Exercise requirements: Starting at the first line of the data, print each line verbatim up to and including the line bearing "0,0,5.0,0,0];", omitting pictures.

** begin **

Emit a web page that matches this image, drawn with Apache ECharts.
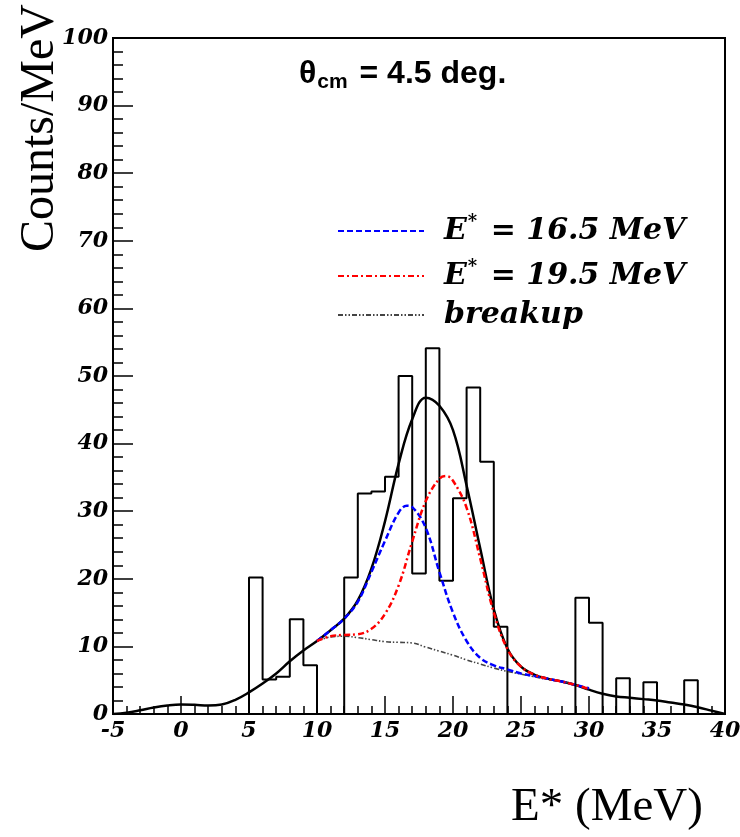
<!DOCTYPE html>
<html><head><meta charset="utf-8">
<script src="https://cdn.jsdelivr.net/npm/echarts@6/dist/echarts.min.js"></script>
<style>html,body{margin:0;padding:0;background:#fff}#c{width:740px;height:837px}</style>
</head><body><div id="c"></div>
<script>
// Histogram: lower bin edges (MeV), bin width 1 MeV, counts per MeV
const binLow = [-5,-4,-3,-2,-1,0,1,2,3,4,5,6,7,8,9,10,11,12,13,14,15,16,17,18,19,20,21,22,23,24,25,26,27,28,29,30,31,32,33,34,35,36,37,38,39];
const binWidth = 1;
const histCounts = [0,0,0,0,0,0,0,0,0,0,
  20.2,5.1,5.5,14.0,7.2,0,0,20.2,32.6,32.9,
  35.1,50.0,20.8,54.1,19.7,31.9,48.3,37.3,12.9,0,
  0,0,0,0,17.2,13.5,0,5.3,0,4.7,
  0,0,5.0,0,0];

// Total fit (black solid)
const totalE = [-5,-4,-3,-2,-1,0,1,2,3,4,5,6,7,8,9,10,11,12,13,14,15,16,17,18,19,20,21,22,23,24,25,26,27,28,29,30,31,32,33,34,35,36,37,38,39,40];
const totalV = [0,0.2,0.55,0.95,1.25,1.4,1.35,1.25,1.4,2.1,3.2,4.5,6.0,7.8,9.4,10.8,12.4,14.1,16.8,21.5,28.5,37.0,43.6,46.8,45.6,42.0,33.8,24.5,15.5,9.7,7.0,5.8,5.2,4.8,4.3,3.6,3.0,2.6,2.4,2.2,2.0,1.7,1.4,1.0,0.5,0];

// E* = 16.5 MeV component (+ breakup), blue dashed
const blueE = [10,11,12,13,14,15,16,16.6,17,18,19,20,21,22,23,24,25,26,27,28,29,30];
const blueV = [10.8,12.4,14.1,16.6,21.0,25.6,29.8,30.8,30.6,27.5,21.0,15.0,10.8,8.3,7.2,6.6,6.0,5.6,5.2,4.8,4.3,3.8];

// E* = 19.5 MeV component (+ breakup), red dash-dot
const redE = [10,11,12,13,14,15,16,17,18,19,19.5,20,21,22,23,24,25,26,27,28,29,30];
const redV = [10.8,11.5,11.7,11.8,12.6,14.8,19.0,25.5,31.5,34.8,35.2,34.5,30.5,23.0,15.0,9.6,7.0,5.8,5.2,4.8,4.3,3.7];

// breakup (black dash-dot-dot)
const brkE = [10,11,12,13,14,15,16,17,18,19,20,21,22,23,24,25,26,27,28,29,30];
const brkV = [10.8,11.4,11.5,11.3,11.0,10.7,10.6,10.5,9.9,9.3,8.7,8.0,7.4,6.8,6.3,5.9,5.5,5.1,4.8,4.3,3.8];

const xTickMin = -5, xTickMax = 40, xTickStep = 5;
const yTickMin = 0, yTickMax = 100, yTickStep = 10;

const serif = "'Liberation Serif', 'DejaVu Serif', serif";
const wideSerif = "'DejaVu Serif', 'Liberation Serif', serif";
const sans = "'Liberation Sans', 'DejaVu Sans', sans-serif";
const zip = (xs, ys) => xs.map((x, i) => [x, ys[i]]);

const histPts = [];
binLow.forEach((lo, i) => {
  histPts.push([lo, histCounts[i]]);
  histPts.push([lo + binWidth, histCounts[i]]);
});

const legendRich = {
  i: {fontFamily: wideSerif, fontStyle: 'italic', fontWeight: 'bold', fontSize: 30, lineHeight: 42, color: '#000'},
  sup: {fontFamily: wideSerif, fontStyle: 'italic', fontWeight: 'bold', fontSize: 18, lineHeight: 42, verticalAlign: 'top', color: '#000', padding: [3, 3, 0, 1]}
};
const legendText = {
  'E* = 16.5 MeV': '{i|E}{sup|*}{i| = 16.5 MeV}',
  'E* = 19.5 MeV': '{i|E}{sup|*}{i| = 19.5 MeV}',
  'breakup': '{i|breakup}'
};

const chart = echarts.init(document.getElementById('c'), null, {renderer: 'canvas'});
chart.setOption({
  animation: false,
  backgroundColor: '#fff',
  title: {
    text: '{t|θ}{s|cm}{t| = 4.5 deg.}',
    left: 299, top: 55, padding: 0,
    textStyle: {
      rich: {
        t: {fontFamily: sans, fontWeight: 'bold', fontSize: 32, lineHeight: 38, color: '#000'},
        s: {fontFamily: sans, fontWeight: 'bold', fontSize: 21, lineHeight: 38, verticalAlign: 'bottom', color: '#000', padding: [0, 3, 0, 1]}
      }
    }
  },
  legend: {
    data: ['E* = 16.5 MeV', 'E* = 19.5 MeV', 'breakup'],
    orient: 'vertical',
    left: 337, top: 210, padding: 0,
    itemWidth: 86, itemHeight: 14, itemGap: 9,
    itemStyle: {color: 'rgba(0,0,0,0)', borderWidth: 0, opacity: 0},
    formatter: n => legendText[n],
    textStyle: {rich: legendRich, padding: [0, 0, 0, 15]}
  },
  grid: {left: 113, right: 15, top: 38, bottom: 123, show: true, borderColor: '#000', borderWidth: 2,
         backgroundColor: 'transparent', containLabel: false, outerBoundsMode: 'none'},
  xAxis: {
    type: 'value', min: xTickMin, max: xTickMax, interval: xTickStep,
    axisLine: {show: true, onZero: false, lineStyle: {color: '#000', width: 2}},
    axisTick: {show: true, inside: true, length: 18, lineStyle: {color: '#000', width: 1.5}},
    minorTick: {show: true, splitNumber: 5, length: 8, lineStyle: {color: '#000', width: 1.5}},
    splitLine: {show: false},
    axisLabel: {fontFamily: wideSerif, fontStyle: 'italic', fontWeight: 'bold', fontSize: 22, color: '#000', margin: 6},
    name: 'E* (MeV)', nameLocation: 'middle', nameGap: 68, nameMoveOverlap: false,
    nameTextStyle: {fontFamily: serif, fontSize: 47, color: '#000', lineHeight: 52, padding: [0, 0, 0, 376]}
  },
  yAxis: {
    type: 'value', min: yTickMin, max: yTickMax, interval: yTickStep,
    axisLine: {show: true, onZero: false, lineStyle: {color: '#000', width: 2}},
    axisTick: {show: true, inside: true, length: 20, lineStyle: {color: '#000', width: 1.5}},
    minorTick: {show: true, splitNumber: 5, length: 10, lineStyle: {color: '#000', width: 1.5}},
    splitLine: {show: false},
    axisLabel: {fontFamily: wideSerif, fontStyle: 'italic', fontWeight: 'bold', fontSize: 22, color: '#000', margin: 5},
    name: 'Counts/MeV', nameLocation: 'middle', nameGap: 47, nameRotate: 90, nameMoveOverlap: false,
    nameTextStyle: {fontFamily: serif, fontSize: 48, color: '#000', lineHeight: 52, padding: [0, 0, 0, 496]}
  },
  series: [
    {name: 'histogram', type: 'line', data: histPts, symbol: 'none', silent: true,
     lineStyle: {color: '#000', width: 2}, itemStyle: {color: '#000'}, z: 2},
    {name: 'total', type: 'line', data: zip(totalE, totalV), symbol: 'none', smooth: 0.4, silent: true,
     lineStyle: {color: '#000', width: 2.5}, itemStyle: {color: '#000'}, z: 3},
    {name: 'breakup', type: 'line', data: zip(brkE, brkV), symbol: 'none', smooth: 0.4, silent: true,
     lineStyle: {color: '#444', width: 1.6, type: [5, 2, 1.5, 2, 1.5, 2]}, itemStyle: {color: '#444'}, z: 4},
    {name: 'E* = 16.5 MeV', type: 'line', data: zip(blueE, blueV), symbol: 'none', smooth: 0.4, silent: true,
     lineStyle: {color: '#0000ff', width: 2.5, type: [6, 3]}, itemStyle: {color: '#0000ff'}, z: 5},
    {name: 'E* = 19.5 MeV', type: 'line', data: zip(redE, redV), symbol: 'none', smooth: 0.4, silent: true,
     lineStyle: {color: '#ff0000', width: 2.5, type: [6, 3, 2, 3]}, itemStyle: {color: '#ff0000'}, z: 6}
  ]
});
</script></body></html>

** end **

Complete output:
Emit a web page that matches this image, drawn with Apache ECharts.
<!DOCTYPE html>
<html><head><meta charset="utf-8">
<script src="https://cdn.jsdelivr.net/npm/echarts@6/dist/echarts.min.js"></script>
<style>html,body{margin:0;padding:0;background:#fff}#c{width:740px;height:837px}</style>
</head><body><div id="c"></div>
<script>
// Histogram: lower bin edges (MeV), bin width 1 MeV, counts per MeV
const binLow = [-5,-4,-3,-2,-1,0,1,2,3,4,5,6,7,8,9,10,11,12,13,14,15,16,17,18,19,20,21,22,23,24,25,26,27,28,29,30,31,32,33,34,35,36,37,38,39];
const binWidth = 1;
const histCounts = [0,0,0,0,0,0,0,0,0,0,
  20.2,5.1,5.5,14.0,7.2,0,0,20.2,32.6,32.9,
  35.1,50.0,20.8,54.1,19.7,31.9,48.3,37.3,12.9,0,
  0,0,0,0,17.2,13.5,0,5.3,0,4.7,
  0,0,5.0,0,0];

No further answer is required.